Other Potential Exchange Profiles

  • Compliance Remediation Profile
  • Sustainability Metrics Profile
  • Certification Profile

All reusing the same semantic core.


Plot Registry Question (AgStack vs Self-Managed)

Key design question:

Should we rely on external plot registries (e.g., AgStack) or define a minimal self-managed concept?

Proposed answer:

Define a minimal, self-managed plot registry concept based on the Semantic Core that can integrate with AgStack or others, but does not depend on them.

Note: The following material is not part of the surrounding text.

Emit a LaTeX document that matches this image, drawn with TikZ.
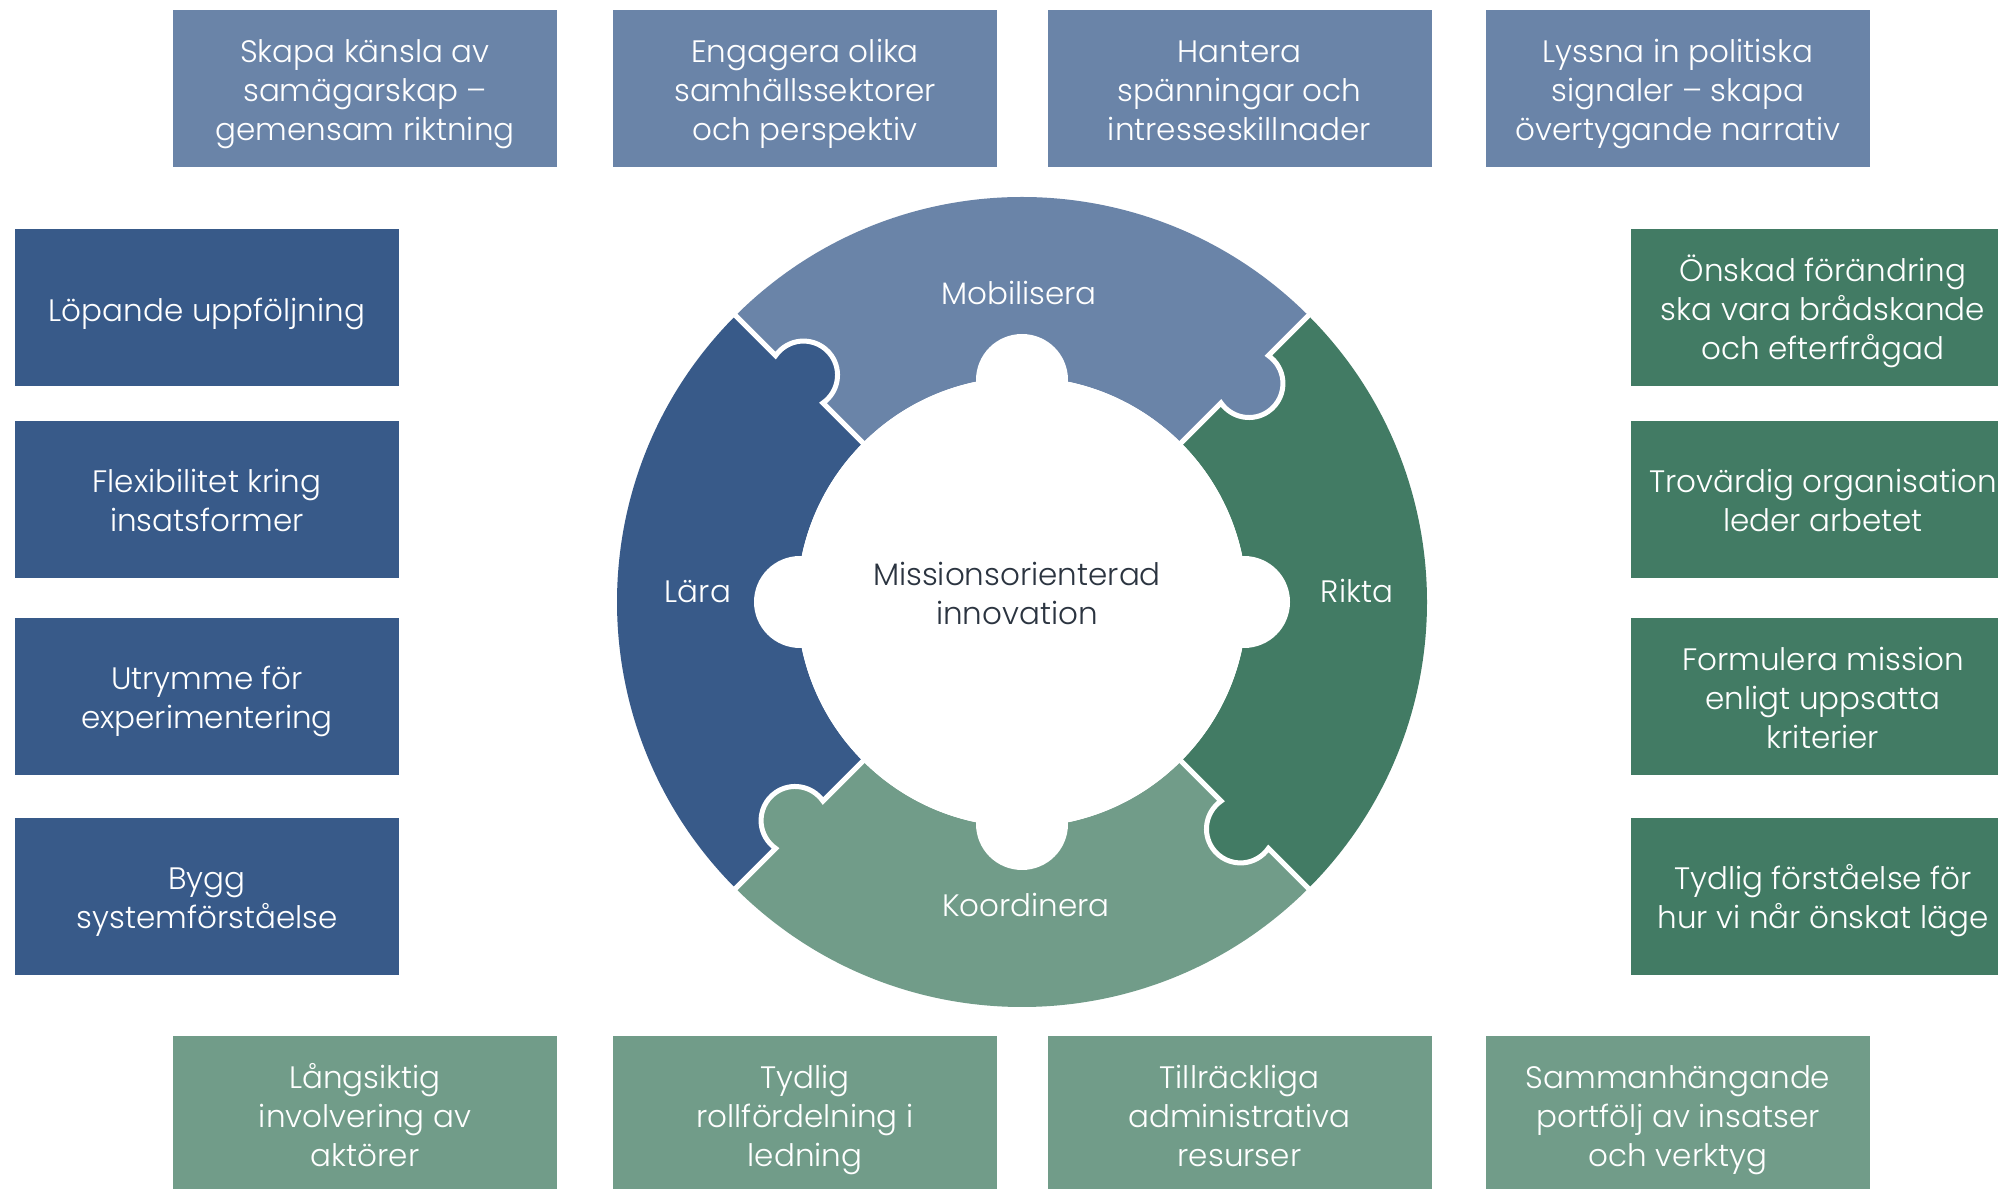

Questions DIASCA Should Be Able to Answer

This project aims to propose answers to:

  1. What is the minimum data required for EUDR traceability?
  2. How can we avoid creating new farmer apps?
  3. What is a reusable plot registry?
  4. How do we separate data collection tools from data exchange?
  5. What is a "data space" in practical terms?
  6. How can multiple use cases reuse the same data?

Design Principles

  • Small core, many profiles
  • Tool-agnostic
  • Implementation-friendly
  • Field-proven
  • Easy to explain visually

Expected Outputs

  • Simplified DBML
  • Simplified SQL
  • Visual diagrams
  • Clear markdown documentation
  • Reusable exchange profile templates

Target Audience

  • DIASCA community
  • DPI practitioners
  • NGOs implementing traceability
  • Software vendors
  • Governments

Final Vision

This repository should evolve into:

A practical reference for how to design agricultural data interoperability without overengineering.